China’s car sales contract in October after 8-month expansion

BEIJING (Reuters) -China’s car sales fell in October from a year earlier, snapping an eight-month growth streak, as consumer sentiment weakened amid reduced tax exemptions and government subsidies.

Car sales edged down 0.8% to 2.27 million units last month versus a 6.6% increase in September, data from the China Passenger Car Association showed on Monday.

Growth in sales of electric vehicles and plug-in hybrids slowed with a 7.3% rise against a 15.5% gain in September.

With purchase tax breaks of up to 30,000 yuan ($4,211.71) for EVs and PHEVs due to halve from 2026, an increasing number of carmakers including Xiaomi, Nio, Li Auto have offered subsidies of up to 15,000 yuan to encourage orders to be delivered next year.

Meanwhile, government subsidies that spurred more than 12 million auto trade-ins this year are dwindling as the consumer subsidy scheme draws to a close at year end. 

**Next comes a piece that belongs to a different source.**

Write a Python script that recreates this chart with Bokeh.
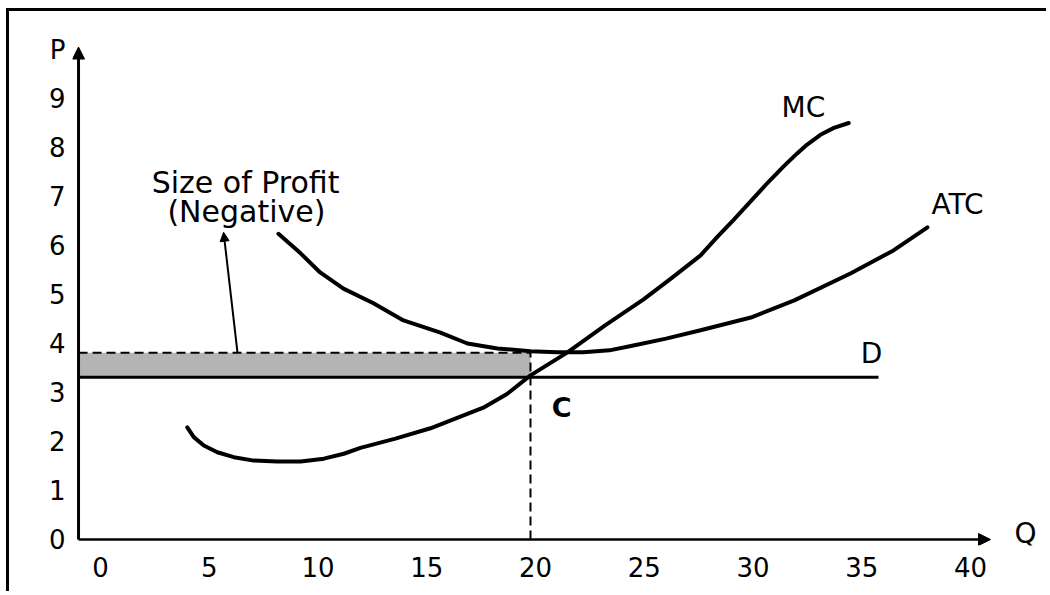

Nearly 20 provinces and cities have suspended or tightened subsidised auto trade-ins, dampening consumers’ buying activity, said Cui Dongshu, secretary-general at the association.

Young people not keen on buying a car also result in a dearth of first-time car buyers, he added.

Tepid demand only intensifies competition in the world’s largest auto market. 

Local EV bellwether BYD extended a sales decline last month, while Geely and Leapmotor both refreshed sales records, leading a challenge against BYD in the budget segment.

One model that could compete with BYD’s cheapest EV offering Dolphin is the Aion UT super EV. With a 500 km driving range and CATL’s battery-swapping technology, the new car is competitively priced at 49,900 yuan.

With strong overseas shipments from BYD and others to diversify beyond the home turf, China’s car export growth quickened to 27.7% from 20.7% in September, CPCA data showed.